When I arrived at Dheisheh refugee camp in January 2002 I had spent time with the Ibdaa dance troupe when they were touring the U.S., so I knew the kids and was familiar with the message of their inspired performance. I intuited that there was a great story surrounding these kids, but I did not know how it would be told.

I had an idea about the hardships of day-to-day life - the lack of water, electricity, and other resources, the challenges of my dietary needs as a vegetarian, and the fears of having Israeli military in the area, though I had never lived under those circumstances.

The kids took me around to their families' homes and made me feel very welcome. I spent most days with them at the Ibdaa Cultural Center, the only public gathering place to which the kids can go.
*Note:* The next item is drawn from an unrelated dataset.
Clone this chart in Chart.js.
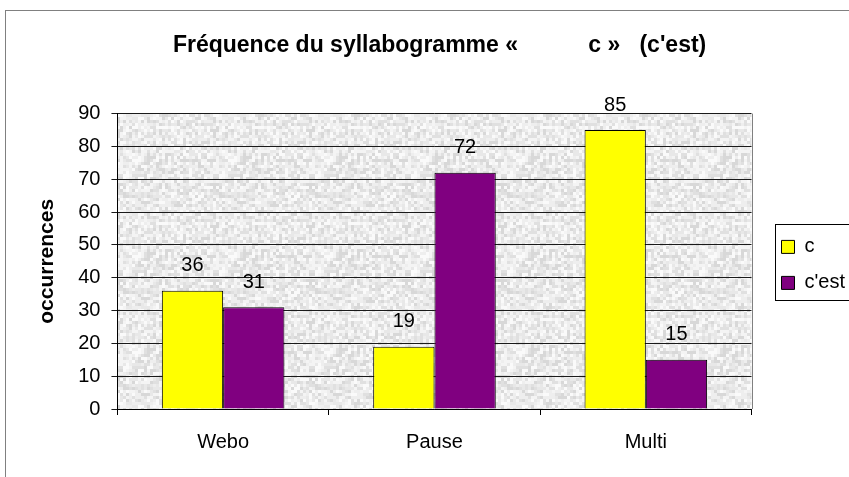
<!DOCTYPE html>
<html>
<head>
<meta charset="utf-8">
<script src="https://cdn.jsdelivr.net/npm/chart.js@4.4.1/dist/chart.umd.min.js"></script>
<style>
  html, body { margin: 0; padding: 0; background: #fff; }
  #wrap { width: 849px; height: 477px; }
</style>
</head>
<body>
<div id="wrap"><canvas id="chart" width="849" height="477"></canvas></div>
<script>
// Chart data
const categories = ['Webo', 'Pause', 'Multi'];
const seriesNames = ['c', "c'est"];
const valuesC = [36, 19, 85];
const valuesCest = [31, 72, 15];
const yMin = 0;
const yMax = 90;
const yStep = 10;

const FONT = "'Liberation Sans', Arial, sans-serif";

// grey speckled plot background (decorative, fixed seeded pattern)
function makeTexture(ctx) {
  const size = 96;
  const c = document.createElement('canvas');
  c.width = size; c.height = size;
  const g = c.getContext('2d');
  g.fillStyle = '#ececec';
  g.fillRect(0, 0, size, size);
  const shades = ['#fafafa', '#f4f4f4', '#eeeeee', '#e8e8e8', '#e0e0e0', '#d8d8d8'];
  let seed = 12345;
  const next = () => { seed = (Math.imul(seed, 1103515245) + 12345) >>> 0; return seed >>> 16; };
  for (let y = 0; y < size; y += 3) {
    for (let x = 0; x < size; x += 3) {
      g.fillStyle = shades[next() % shades.length];
      g.fillRect(x, y, 3, 3);
    }
  }
  return ctx.createPattern(c, 'repeat');
}

const framePlugin = {
  id: 'frame',
  beforeDraw(chart) {
    const { ctx, chartArea: a } = chart;
    ctx.save();
    ctx.strokeStyle = '#808080';
    ctx.lineWidth = 1;
    ctx.strokeRect(5.5, 10.5, 900, 600);
    ctx.fillStyle = makeTexture(ctx);
    ctx.fillRect(a.left, a.top, a.right - a.left, a.bottom - a.top);
    ctx.restore();
  },
  afterDraw(chart) {
    const { ctx, chartArea: a } = chart;
    ctx.save();
    ctx.strokeStyle = '#808080';
    ctx.lineWidth = 1;
    ctx.beginPath();
    ctx.moveTo(Math.round(a.right) + 0.5, a.top);
    ctx.lineTo(Math.round(a.right) + 0.5, a.bottom);
    ctx.stroke();
    // legend frame
    const boxes = chart.legend.legendHitBoxes;
    if (boxes && boxes.length) {
      const first = boxes[0], last = boxes[boxes.length - 1];
      const l = Math.round(first.left - 7) + 0.5;
      const t = Math.round(first.top - 13) + 0.5;
      const b = Math.round(last.top + last.height + 7) + 0.5;
      ctx.strokeStyle = '#000';
      ctx.strokeRect(l, t, 900, b - t);
    }
    ctx.restore();
  }
};

const valueLabels = {
  id: 'valueLabels',
  afterDatasetsDraw(chart) {
    const { ctx } = chart;
    ctx.save();
    ctx.font = '20px ' + FONT;
    ctx.fillStyle = '#000';
    ctx.textAlign = 'center';
    ctx.textBaseline = 'middle';
    chart.data.datasets.forEach((ds, i) => {
      chart.getDatasetMeta(i).data.forEach((bar, j) => {
        ctx.fillText(String(ds.data[j]), bar.x, bar.y - 25);
      });
    });
    ctx.restore();
  }
};

new Chart(document.getElementById('chart'), {
  type: 'bar',
  data: {
    labels: categories,
    datasets: [
      { label: seriesNames[0], data: valuesC, backgroundColor: '#ffff00', borderColor: '#000', borderWidth: 1,
        categoryPercentage: 0.58, barPercentage: 1.0 },
      { label: seriesNames[1], data: valuesCest, backgroundColor: '#800080', borderColor: '#000', borderWidth: 1,
        categoryPercentage: 0.58, barPercentage: 1.0 }
    ]
  },
  options: {
    responsive: false,
    animation: false,
    layout: { padding: { left: 5, right: -6, top: 10, bottom: 8 } },
    plugins: {
      title: {
        display: true,
        text: '   Fréquence du syllabogramme «           c »   (c\'est)',
        color: '#000',
        font: { family: FONT, size: 23, weight: 'bold' },
        padding: { top: 22, bottom: 54 }
      },
      legend: {
        position: 'right',
        fullSize: false,
        title: { display: true, text: ' ', font: { size: 6 }, padding: { top: 0, bottom: 0 } },
        labels: {
          color: '#000',
          font: { family: FONT, size: 20 },
          boxWidth: 13,
          boxHeight: 13,
          padding: 16
        }
      },
      tooltip: { enabled: false }
    },
    scales: {
      x: {
        grid: { drawOnChartArea: false, drawTicks: true, tickLength: 6, color: '#000' },
        border: { color: '#000' },
        ticks: { color: '#000', font: { family: FONT, size: 20 }, padding: 15 }
      },
      y: {
        min: yMin,
        max: yMax,
        grid: { color: '#1a1a1a', tickLength: 6 },
        border: { color: '#000' },
        ticks: { stepSize: yStep, color: '#000', font: { family: FONT, size: 20 }, padding: 11 },
        title: {
          display: true,
          text: 'occurrences',
          color: '#000',
          font: { family: FONT, size: 21, weight: 'bold' },
          padding: { top: 30, bottom: 7 }
        }
      },
      gap: {
        type: 'linear',
        position: 'right',
        display: true,
        grid: { display: false, drawTicks: false },
        border: { display: false },
        ticks: { display: false },
        afterFit(scale) { scale.width = 14; }
      }
    }
  },
  plugins: [framePlugin, valueLabels]
});
</script>
</body>
</html>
Part of my intention was to simply live life with the community and capture what it means to live in a refugee camp. It was winter and raining and cold. Most people do not have clothing that offers ample protection against the harsh weather. I heated hot water on the stove for a warm bath and slept in my clothes and coat. Some people have space heaters, but many do not. Even if they do, electricity was cut off for most of the time I was there. I was always waiting for those moments during which I could recharge my camera's batteries. I remember the kids gathering around candles to do their homework and parents telling stories in the dark.

I met people of all ages and heard their family histories and personal dreams. The Ibdaa kids are third generation Palestinian refugees. It was their grandparents who were young kids in 1948 when Israel was created in historical Palestine. Their parents were born in the refugee camps and so were they. Most of them have never left the area around the refugee camp.

Oral tradition is important to the Palestinians. I heard many of the grandparents tell of their journey from village to refugee camp, and the struggles that ensued. One of these moments in captured in the film when Manar visits her grandfather and he tells her of the Palestinian Diaspora.

Regardless of where a Palestinian is born, he or she identifies with the place of their grandparents' village. Most of the Palestinians who were expelled from their villages in 1948 have not been able to return back to visit them, let alone regain their lives. This is what is meant by the 'Right to Return.' It is the collective dream that the Palestinian refugees will return to their homeland.

The activist Shirabe Yamada of the Middle East Children's Alliance was there and had the great idea to take some of the Ibdaa kids to their villages so that they could see their homeland for the first time.

During this time, movement for Palestinians was restricted, but not as severe as it is today. All vehicles had license plates color-coded so that the soldiers could easily identify the car owner when the car approached a checkpoint. Drivers in cars with Palestinian plates were stopped for questioning.

We rented a tourist van in Jerusalem, which had license plates from Israel. Shirabe and I sat in front and piled the kids in back on the floor and out of sight. We were waved through three checkpoints.

Today this could never happen. When I was in the West Bank during the summer of 2002 shooting the follow-up feature, 'Greetings From Palestine', no one was allowed on the streets. Palestinians were under curfew, meaning they couldn't leave their homes.

Last summer when I showed the kids the film, we marveled at how times had changed. We thought the life there was difficult then, but in comparison to the current strains, it was idyllic.

The Children of Ibdaa: To Create Something Out of Nothing is a 30-minute documentary about the members of the Ibdaa dance troupe, the meaning in their performance and their lives as refugees.

Since its completion in March 2002 it has played at over 30 film festivals and dozens of activist and educational events worldwide.